South Korea and the United States on Monday morning kicked off their annual joint military drills amid continuing tensions on the peninsula. The 11-day joint maneuver, codenamed Key Resolve/Foal Eagle, draws some 200,000 South Korean and 12,800 U.S. troops.
South Korean officials said a U.S. aircraft carrier would join one of the two exercises, while U.S. military officials here neither confirmed nor denied it, Yonhap News Agency reported.
Key Resolve, mainly involving computer simulations, will last until March 10, while Foal Eagle, involving joint air, ground and naval training exercises, will run through April 30.

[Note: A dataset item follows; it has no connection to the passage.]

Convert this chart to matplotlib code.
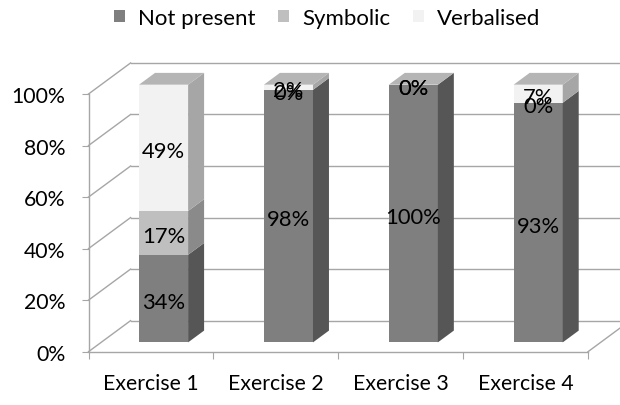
import matplotlib.pyplot as plt
from matplotlib.patches import Polygon, Patch
from matplotlib.ticker import PercentFormatter

categories = ["Exercise 1", "Exercise 2", "Exercise 3", "Exercise 4"]
series_names = ["Not present", "Symbolic", "Verbalised"]
not_present = [34, 98, 100, 93]
symbolic = [17, 0, 0, 0]
verbalised = [49, 2, 0, 7]
y_ticks = [0, 20, 40, 60, 80, 100]

series_values = [not_present, symbolic, verbalised]
front_colors = ["#7f7f7f", "#bfbfbf", "#f2f2f2"]
side_colors = ["#565656", "#8a8a8a", "#a6a6a6"]
top_colors = ["#9a9a9a", "#b0b0b0", "#b5b5b5"]
grid_color = "#a6a6a6"
fs = 15.3

plt.rcParams["font.family"] = ["Lato", "DejaVu Sans"]

W, H = 620, 406
fig = plt.figure(figsize=(W / 100, H / 100), dpi=100)
ax = fig.add_axes([88.5 / W, (H - 352.7) / H, (588 - 88.5) / W, (352.7 - 95) / H])
n = len(categories)
ax.set_xlim(0, n)
ax.set_ylim(0, 100)
for s in ax.spines.values():
    s.set_visible(False)

# oblique depth direction of the 3-D box (data units)
DX, DY = 0.337, 12.05

# walls and floor
lk = dict(color=grid_color, lw=1.0, clip_on=False, zorder=1)
for t in y_ticks:
    ax.plot([0, DX], [t, t + DY], **lk)
    ax.plot([DX, n + DX + 0.2], [t + DY, t + DY], **lk)
ax.plot([0, 0], [0, 100], **lk)
ax.plot([0, n], [0, 0], **lk)
ax.plot([n, n + DX], [0, DY], **lk)

# bars as oblique boxes
bar_w = 0.393
f0, fd = 0.30, 0.38
ox, oy = f0 * DX, f0 * DY
bx, by = fd * DX, fd * DY
for i in range(n):
    x0 = i + 0.5 - bar_w / 2 + ox
    base = 0.0
    for k, vals in enumerate(series_values):
        v = vals[i]
        y0 = base + oy
        front = Polygon([(x0, y0), (x0 + bar_w, y0), (x0 + bar_w, y0 + v), (x0, y0 + v)],
                        closed=True, facecolor=front_colors[k], edgecolor="none",
                        clip_on=False, zorder=3)
        side = Polygon([(x0 + bar_w, y0), (x0 + bar_w + bx, y0 + by),
                        (x0 + bar_w + bx, y0 + v + by), (x0 + bar_w, y0 + v)],
                       closed=True, facecolor=side_colors[k], edgecolor="none",
                       clip_on=False, zorder=3)
        ax.add_patch(front)
        ax.add_patch(side)
        if k == len(series_values) - 1:
            yt = y0 + v
            top = Polygon([(x0, yt), (x0 + bar_w, yt), (x0 + bar_w + bx, yt + by), (x0 + bx, yt + by)],
                          closed=True, facecolor=top_colors[k], edgecolor="none",
                          clip_on=False, zorder=3)
            ax.add_patch(top)
        ax.text(x0 + bar_w / 2, y0 + v / 2 - 1.2, f"{v}%", ha="center", va="center",
                fontsize=fs + 0.5, color="black", zorder=5)
        base += v

# axes ticks and labels
ax.set_yticks(y_ticks)
ax.yaxis.set_major_formatter(PercentFormatter(decimals=0))
ax.tick_params(axis="y", length=4.7, width=0.8, color=grid_color, pad=12, labelsize=fs)
ax.set_xticks(range(n + 1))
ax.set_xticklabels([])
ax.set_xticks([i + 0.5 for i in range(n)], minor=True)
ax.set_xticklabels(categories, minor=True)
ax.tick_params(axis="x", which="major", length=5, width=0.8, color=grid_color)
ax.tick_params(axis="x", which="minor", length=0, pad=15, labelsize=fs)

handles = [Patch(facecolor=c, edgecolor="none") for c in front_colors]
fig.legend(handles, series_names, loc="center", bbox_to_anchor=(327 / W, 1 - 19 / H), ncol=3,
           frameon=False, fontsize=16, handlelength=0.5, handleheight=0.5,
           handletextpad=0.6, columnspacing=1.0)

fig.savefig("out.png", dpi=100)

The exercises focus on raising the allies' ability to defend against small, sudden attacks by the Democratic People's Republic of Korea (DPRK), the Combined Forces Command said, adding the drills are defensive in nature, aimed at strengthening the allies' readiness against all potential threats.
The drills come a day after the DPRK threatened all-out war in response to the joint drills by South Korea and the U.S., and told Seoul to stop sending anti-DPRK leaflets across the border.
Pyongyang would respond to the joint drill, with "unprecedented all-out counteraction" that would turn Seoul into a "sea of flames, " the official Korean Central News Agency said Sunday.
It also vowed to fire into South Korea if the South continues to drop balloons into the DPRK that are loaded with leaflets about democracy protests sweeping across the Middle East.